Another benefit of using org-mode is that this document can be easily exported to several other formats using the keystrokes C-c C-e. Most notably HTML, but also Markdown. If you cannot see the option to export to Markdown, you may have to start the package by typing M-S-: (require ‘ox-md) RET. Now you should be able to export to markdown. There exists lots of other exporters available for install if you want. For example if you issue M-x package-install RET ox-gfm RET you will install the exporter package for Github Flavored Markdown, which you’d need to start in the same way you started ox-md before.

Ultimately, if you have trouble with these steps but you want to transition this documentation to another format I reccomend using the pandoc software which is built to convert documents between many different formats.

Tasks

TODO Find the original source and make this into a clear citation

Also, there is discussion in this page (namely around the minimize() function) that reads as a close paraphrase/copying of a comment made on the google group. This language should be removed or a citation should be added.

TODO Talk to Barry about the corner-cutting code

and whether to keep it in the template, this might be something we could delegate to seperate git branch.

TODO Get code highlighting for html or latex output working?

would be cool for doing demos or making literature.

TODO Review edge roughness procedure

consider changing procedure or at the very least refactoring it. Specifically, it seems like the procedure ends up taking out only half-cell portions. An effort should be made to verify if this is the case. This section is also something that might be better suited to a seperate git branch.
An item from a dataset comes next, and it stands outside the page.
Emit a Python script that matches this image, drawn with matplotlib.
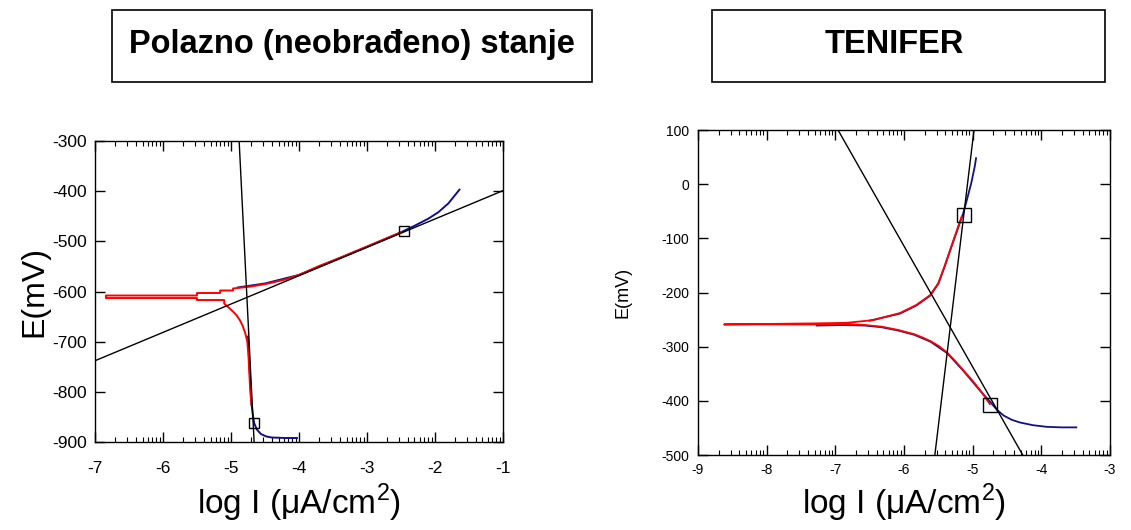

TODO Why are we setting minimizerStop?

It seems like in the template file we do not use the minimize() function and instead use relax. Why is it being set currently? Maybe this is something that can be mentioned or commented out but it doesn’t do anything in the current template.

Additionally, the analogous parameter relaxTorqueThreshold is not being set.

TODO Test out relax() and minimize()

In the future we should do some quick tests as to which method is faster and if the methods agree. This should involve changing the parameters to get a feel for their effect.

TODO Consult code of mumax to determine exactly what relax() and minimize() are doing.

TODO Come up with a naming scheme for branches in this repository.

TODO Automate mumax running and then committing to a branch.

TODO Change initial state from vortex to uniform slightly diagonal

TODO Change the way that Jenkins communicates with Github to not use my credentials

TODO Investigate Claim about ThermSeed().

We seem to claim that ThermSeed() with a large value will make the simulation take a long time. That seems very dubious.

TODO Investigate claim about dimensions being odd giving CURAND error

Appendix A

Why do we specify grid dimensions that are 7-smooth?

It’s because the main function that mumax performs is dealing with magnetostatics since it’s so long-range. Under the hood mumax is computing a magnetostatic kernel, then convolving it with the simulation to compute magnetostatics. The convolution theorem tells us that a convolution in signal space is equal to a multiplication in frequency space, so a common method of dealing with convolution is applying the FFT, multiplying, then applying the inverse FFT. This is what mumax does, but it uses the Cooley-Tukey algorithm (originally discovered by Gauss) which allows you to break up your DFT into smaller ones corresponding to the prime factors, and there exist good algorithms for computing DFTs of size up to 7.

TODO Turn this appendix into a footnote?